If oil prices and low interest rates were at the centre of the ECB’s worries, the USFSOC report acknowledges them but focuses on different risks. Unlike Europe, the US financial system is market dominated, wider and deeper and there is also the fortuitous circumstance of being the world’s reserve currency which enables it to suspend, as it were, conventional economic theorems. Thus, as the world’s largest importer and consumer, it can run up large current account deficits and high debt and yet enjoy an appreciating currency and low interest rates. Global trade slowdown poses less of a risk than in Europe. Unlike in Europe, the banking sector is smaller — it holds less than a fourth of total assets and meets only about 8 per cent of all credit needs. The US worries are more about rising debt, an old problem.

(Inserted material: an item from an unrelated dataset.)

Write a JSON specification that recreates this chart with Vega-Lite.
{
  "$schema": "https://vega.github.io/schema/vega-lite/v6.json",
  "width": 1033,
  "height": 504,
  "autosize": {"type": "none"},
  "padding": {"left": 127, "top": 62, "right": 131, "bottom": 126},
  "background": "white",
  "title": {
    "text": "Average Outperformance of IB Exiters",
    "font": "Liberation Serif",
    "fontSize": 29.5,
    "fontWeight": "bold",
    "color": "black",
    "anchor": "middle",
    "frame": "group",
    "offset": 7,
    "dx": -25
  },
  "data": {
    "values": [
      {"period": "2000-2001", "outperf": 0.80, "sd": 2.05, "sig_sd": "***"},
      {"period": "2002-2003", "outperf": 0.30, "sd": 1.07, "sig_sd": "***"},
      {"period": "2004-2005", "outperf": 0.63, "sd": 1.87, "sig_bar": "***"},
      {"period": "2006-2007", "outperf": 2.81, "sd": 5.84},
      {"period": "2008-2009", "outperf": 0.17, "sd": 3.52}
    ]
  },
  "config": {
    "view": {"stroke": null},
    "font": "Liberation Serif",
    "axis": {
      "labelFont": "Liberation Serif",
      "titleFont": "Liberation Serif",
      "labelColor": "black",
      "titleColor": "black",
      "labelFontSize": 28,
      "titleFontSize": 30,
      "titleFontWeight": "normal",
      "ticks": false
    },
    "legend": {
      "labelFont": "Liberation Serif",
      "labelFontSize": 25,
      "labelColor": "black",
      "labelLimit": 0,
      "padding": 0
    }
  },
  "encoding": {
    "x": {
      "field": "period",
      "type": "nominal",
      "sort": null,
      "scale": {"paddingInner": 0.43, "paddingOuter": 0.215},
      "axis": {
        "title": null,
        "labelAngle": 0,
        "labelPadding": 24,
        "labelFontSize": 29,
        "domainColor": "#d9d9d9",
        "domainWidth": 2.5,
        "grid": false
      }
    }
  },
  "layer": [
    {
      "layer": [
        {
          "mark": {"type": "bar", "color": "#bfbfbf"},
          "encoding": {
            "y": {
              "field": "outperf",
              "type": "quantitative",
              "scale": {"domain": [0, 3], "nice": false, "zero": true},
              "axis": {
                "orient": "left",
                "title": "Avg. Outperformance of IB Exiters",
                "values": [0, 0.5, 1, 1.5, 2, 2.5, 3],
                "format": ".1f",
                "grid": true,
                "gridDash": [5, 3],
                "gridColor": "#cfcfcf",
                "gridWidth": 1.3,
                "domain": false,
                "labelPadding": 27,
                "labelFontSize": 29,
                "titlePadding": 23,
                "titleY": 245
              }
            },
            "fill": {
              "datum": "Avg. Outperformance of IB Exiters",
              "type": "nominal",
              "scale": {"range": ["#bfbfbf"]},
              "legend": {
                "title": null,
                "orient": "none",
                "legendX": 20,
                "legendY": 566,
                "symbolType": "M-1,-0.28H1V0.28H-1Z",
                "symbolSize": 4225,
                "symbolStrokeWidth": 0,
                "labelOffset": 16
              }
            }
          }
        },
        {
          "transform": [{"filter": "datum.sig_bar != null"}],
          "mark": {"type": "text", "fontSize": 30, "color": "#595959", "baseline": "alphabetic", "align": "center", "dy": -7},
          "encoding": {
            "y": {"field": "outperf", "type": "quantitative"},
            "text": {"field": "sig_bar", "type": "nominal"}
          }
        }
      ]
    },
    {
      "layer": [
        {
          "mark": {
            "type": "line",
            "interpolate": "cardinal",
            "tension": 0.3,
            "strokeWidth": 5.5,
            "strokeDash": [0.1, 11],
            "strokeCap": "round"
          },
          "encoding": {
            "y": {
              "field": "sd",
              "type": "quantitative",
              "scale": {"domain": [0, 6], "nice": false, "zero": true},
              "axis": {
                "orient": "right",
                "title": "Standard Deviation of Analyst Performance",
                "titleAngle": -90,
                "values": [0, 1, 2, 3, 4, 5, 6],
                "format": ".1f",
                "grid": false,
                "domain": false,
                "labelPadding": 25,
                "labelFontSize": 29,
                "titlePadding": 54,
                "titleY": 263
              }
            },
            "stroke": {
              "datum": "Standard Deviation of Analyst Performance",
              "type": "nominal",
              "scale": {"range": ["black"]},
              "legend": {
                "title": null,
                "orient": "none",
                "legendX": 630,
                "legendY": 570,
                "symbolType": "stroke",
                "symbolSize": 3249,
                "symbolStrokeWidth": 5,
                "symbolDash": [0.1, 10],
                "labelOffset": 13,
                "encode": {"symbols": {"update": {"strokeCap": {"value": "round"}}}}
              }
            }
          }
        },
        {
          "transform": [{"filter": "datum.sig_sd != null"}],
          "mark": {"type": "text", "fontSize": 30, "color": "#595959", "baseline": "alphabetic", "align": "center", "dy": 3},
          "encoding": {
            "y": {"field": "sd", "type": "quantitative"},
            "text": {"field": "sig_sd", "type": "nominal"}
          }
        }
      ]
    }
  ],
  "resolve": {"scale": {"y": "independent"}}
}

Debt drives the US economy and interest rates work their way through markets than through the banking system. Household debt is now a little over 100 per cent of disposable income (128 per cent in 2007) while corporate debt is growing at nearly 10 per cent. Low rates and lenient underwriting standards, which cause misalignment of asset markets and increased volatility, become a source of risk. Banks are a worry more from their riskier non-banking activities, especially post Glass Steagall. The main concern is that this combination of high debt, low global growth, low inflation and strong dollar could impact earnings and incomes whereby debt repayment could come under pressure.

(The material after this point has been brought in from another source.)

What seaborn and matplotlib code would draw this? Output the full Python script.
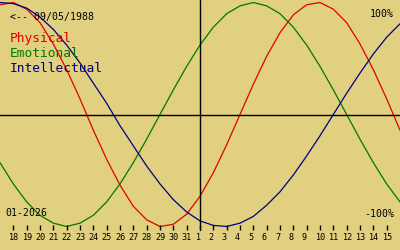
import matplotlib
matplotlib.use("Agg")
import matplotlib.pyplot as plt
import seaborn as sns
import pandas as pd

# ---- data -------------------------------------------------------------
# day offset relative to 01-01-2026 (today, the vertical line)
day_offset = list(range(-15, 16))
physical = [0.98, 1.00, 0.94, 0.82, 0.63, 0.40, 0.14, -0.14, -0.40, -0.63,
            -0.82, -0.94, -1.00, -0.98, -0.89, -0.73, -0.52, -0.27, 0.00, 0.27,
            0.52, 0.73, 0.89, 0.98, 1.00, 0.94, 0.82, 0.63, 0.40, 0.14, -0.14]
emotional = [-0.43, -0.62, -0.78, -0.90, -0.97, -1.00, -0.97, -0.90, -0.78, -0.62,
             -0.43, -0.22, 0.00, 0.22, 0.43, 0.62, 0.78, 0.90, 0.97, 1.00,
             0.97, 0.90, 0.78, 0.62, 0.43, 0.22, 0.00, -0.22, -0.43, -0.62, -0.78]
intellectual = [1.00, 0.99, 0.95, 0.87, 0.76, 0.62, 0.46, 0.28, 0.10, -0.10,
                -0.28, -0.46, -0.62, -0.76, -0.87, -0.95, -0.99, -1.00, -0.97, -0.91,
                -0.81, -0.69, -0.54, -0.37, -0.19, 0.00, 0.19, 0.37, 0.54, 0.69, 0.81]
series_names = ["Physical", "Emotional", "Intellectual"]
tick_offsets = list(range(-14, 15))
tick_labels = ["18", "19", "20", "21", "22", "23", "24", "25", "26", "27", "28",
               "29", "30", "31", "1", "2", "3", "4", "5", "6", "7", "8", "9",
               "10", "11", "12", "13", "14", "15"]
birth_label = "<-- 09/05/1988"
month_label = "01-2026"
top_label = "100%"
bottom_label = "-100%"

# ---- style ------------------------------------------------------------
bg = "#E0D080"
colors = {"Physical": "#E00000", "Emotional": "#007800", "Intellectual": "#000080"}
mono = "DejaVu Sans Mono"

sns.set_style("white")
plt.rcParams["font.family"] = [mono]

df = pd.DataFrame({
    "t": day_offset * 3,
    "value": physical + emotional + intellectual,
    "series": [s for s in series_names for _ in day_offset],
})

W, H = 400, 250
fig = plt.figure(figsize=(W / 100, H / 100), dpi=100, facecolor=bg)
ax = fig.add_axes([0, 0, 1, 1])
ax.set_facecolor(bg)

sns.lineplot(data=df, x="t", y="value", hue="series", palette=colors,
             hue_order=series_names, legend=False, linewidth=0.9, ax=ax,
             sort=False, estimator=None)

center_px, amp_px = 114.5, 112.0
ax.set_xlim(-15, 15)
ax.set_ylim(-(H - center_px) / amp_px, center_px / amp_px)
ax.axis("off")

# axes lines
ax.axhline(0, color="black", lw=1.0)
ax.axvline(0, ymin=(H - 230) / H, ymax=1, color="black", lw=1.0)

# day ticks and labels
xt = ax.get_xaxis_transform()
ax.vlines(tick_offsets, (H - 230) / H, (H - 225) / H, transform=xt,
          color="black", lw=1.0)
for t, lab in zip(tick_offsets, tick_labels):
    ax.annotate(lab, xy=(t, (H - 240) / H), xycoords=xt,
                xytext=(-5, 0), textcoords="offset pixels",
                ha="left", va="baseline", fontsize=6.1, color="black")

def ftext(x, y, s, size, color="black", ha="left"):
    fig.text(x / W, 1 - y / H, s, fontsize=size, color=color,
             ha=ha, va="baseline", family=mono)

ftext(10, 20, birth_label, 7.1)
ftext(10, 42, "Physical", 9.3, colors["Physical"])
ftext(10, 57, "Emotional", 9.3, colors["Emotional"])
ftext(10, 72, "Intellectual", 9.3, colors["Intellectual"])
ftext(394, 17, top_label, 7.1, ha="right")
ftext(394, 217, bottom_label, 7.1, ha="right")
ftext(5, 216, month_label, 7.1)

fig.savefig("out.png", dpi=100, facecolor=bg)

In the Indian context, the contrast is striking. Low oil prices and slow global trade have not impacted our economy as badly as others, as evidenced by reasonably good growth rates. As for interest rates, the belief actually is they are too high, which does not quite square up with low bank profitability and high NPAs, the opposite of Europe and the US. Our financial system is also bank-centric, but with interest rate policy almost entirely aimed at influencing bank lending, it is their low profitability that prevents rate cuts being transmitted through.

The risks of interest rates causing misalignment or volatility in financial asset markets are insignificant as is the degree of interconnectedness of the system which the RBI acknowledges in its reports. Even the shadow banks are not a source of concern as they are regulated on par with banks. Yet if the RBI perceives the banking sector as the largest source of systemic risk, it seems to be derived from their primary business of lending and not so much from other factors.